Jönköping would be picked as the location for the negotiations, with the reason that the city was located at around the same distance from both Stockholm and Copenhagen. In late autumn, the two delegates, Carl Gustaf Adlerberg on the Swedish side, and Nils Rosenkrantz on the Danish side, began working through the demands and counter-demands on both sides.
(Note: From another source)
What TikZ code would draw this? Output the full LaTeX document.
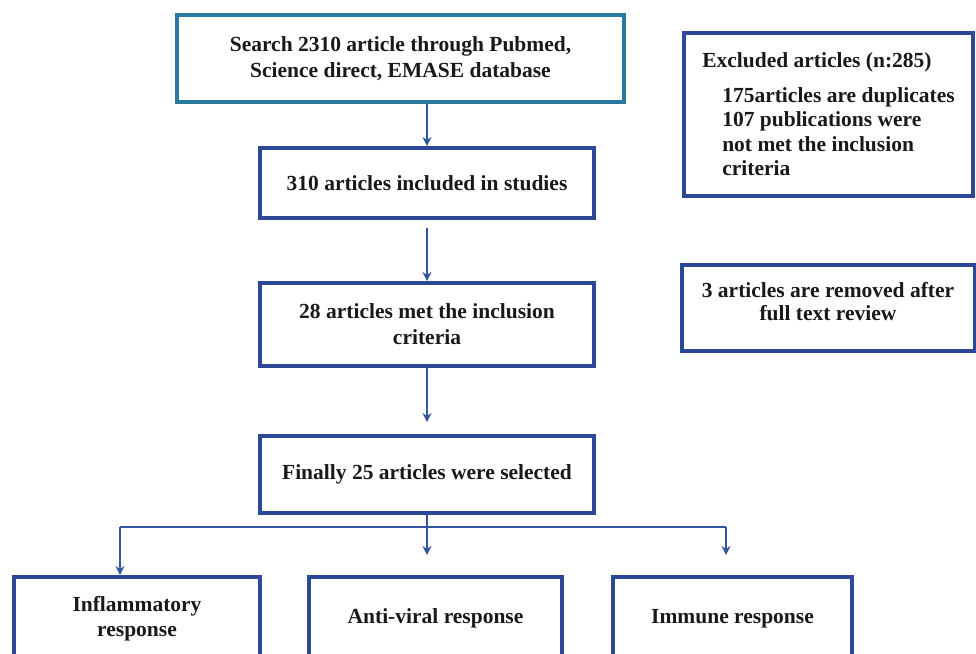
\documentclass[tikz,border=0pt]{standalone}
\usepackage{fontspec}
\setmainfont{Liberation Serif}
\usetikzlibrary{arrows.meta}
\definecolor{boxblue}{RGB}{44,72,150}
\definecolor{boxteal}{RGB}{42,122,160}
\definecolor{arrblue}{RGB}{52,86,160}
\begin{document}
\begin{tikzpicture}[x=1pt,y=-1pt,
  box/.style={draw=boxblue,line width=4pt,rectangle,inner sep=0pt,align=center,
    font=\bfseries\fontsize{21.5}{26}\selectfont,text=black!90},
  arr/.style={draw=arrblue,line width=1.8pt,-{Stealth[length=9pt,width=9pt]}},
  link/.style={draw=arrblue,line width=1.8pt}]
\useasboundingbox (0,0) rectangle (976,653);
\clip (0,0) rectangle (976,653);
\fill[white] (0,0) rectangle (976,653);

\node[box,draw=boxteal,minimum width=447pt,minimum height=87pt] (top) at (400.5,58.5)
  {Search 2310 article through Pubmed,\\Science direct, EMASE database};
\node[box,minimum width=334pt,minimum height=70pt] (b2) at (427,183)
  {310 articles included in studies};
\node[box,minimum width=334pt,minimum height=83pt] (b3) at (427,324.5)
  {28 articles met the inclusion\\criteria};
\node[box,minimum width=334pt,minimum height=77pt] (b4) at (427,474.5)
  {Finally 25 articles were selected};

\node[box,align=left,minimum width=289pt,minimum height=163pt,
  font=\bfseries\fontsize{21.5}{24.5}\selectfont] (excl) at (828.5,114.5)
  {Excluded articles (n:285)\\[10pt]
   \hspace*{20pt}175articles are duplicates\\
   \hspace*{20pt}107 publications were\\
   \hspace*{20pt}not met the inclusion\\
   \hspace*{20pt}criteria};
\node[box,minimum width=293pt,minimum height=86pt,
  font=\bfseries\fontsize{21.5}{23.5}\selectfont] (rem) at (828,308)
  {3 articles are removed after\\full text review\rule[-13pt]{0pt}{1pt}};

\node[box,minimum width=246pt,minimum height=83pt,
  font=\bfseries\fontsize{21.5}{25}\selectfont] (inf) at (137,618.5)
  {Inflammatory\\response};
\node[box,minimum width=253pt,minimum height=83pt] (anti) at (435.5,618.5)
  {Anti-viral response};
\node[box,minimum width=239pt,minimum height=83pt] (imm) at (732.5,618.5)
  {Immune response};

\coordinate (j) at (427,527);
\coordinate (jl) at (120,527);
\coordinate (jr) at (726,527);

\draw[arr] (b2.north |- top.south) -- (b2.north);
\draw[arr,shorten <=8pt] (b2.south) -- (b3.north);
\draw[arr,shorten >=12pt] (b3.south) -- (b4.north);
\draw[link] (b4.south) -- (j);
\draw[link] (jl) -- (jr);
\draw[arr] (jl) -- (jl |- inf.north);
\draw[arr,shorten >=20pt] (j) -- (j |- anti.north);
\draw[arr,shorten >=20pt] (jr) -- (jr |- imm.north);
\end{tikzpicture}
\end{document}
In a short amount of time, the diplomats were quickly able to agree on several issues, and on 10 December, the treaty was signed.

== Stipulations ==
- Return to status quo between the two, with both sides returning occupied territory.
- Sweden is to keep British warships from its coast.
- Defectors and prisoners from both sides are to be returned.

== Aftermath ==
After the negotiations were over, a closing ball took place, which was very lavish, with one eyewitness account claiming it was:

one of the most splendid parties ever held in Jönköping. The grand apartment was richly illuminated, soldiers paraded on the stairs and outside, fanfares resounded from the regimental band, alternating with those graceful dances whose enchanting music we still admire today. Uniforms shone, decorations glittered, and at the supper, arranged by one of the court's master chefs, the silverware brought from Stockholm sparkled.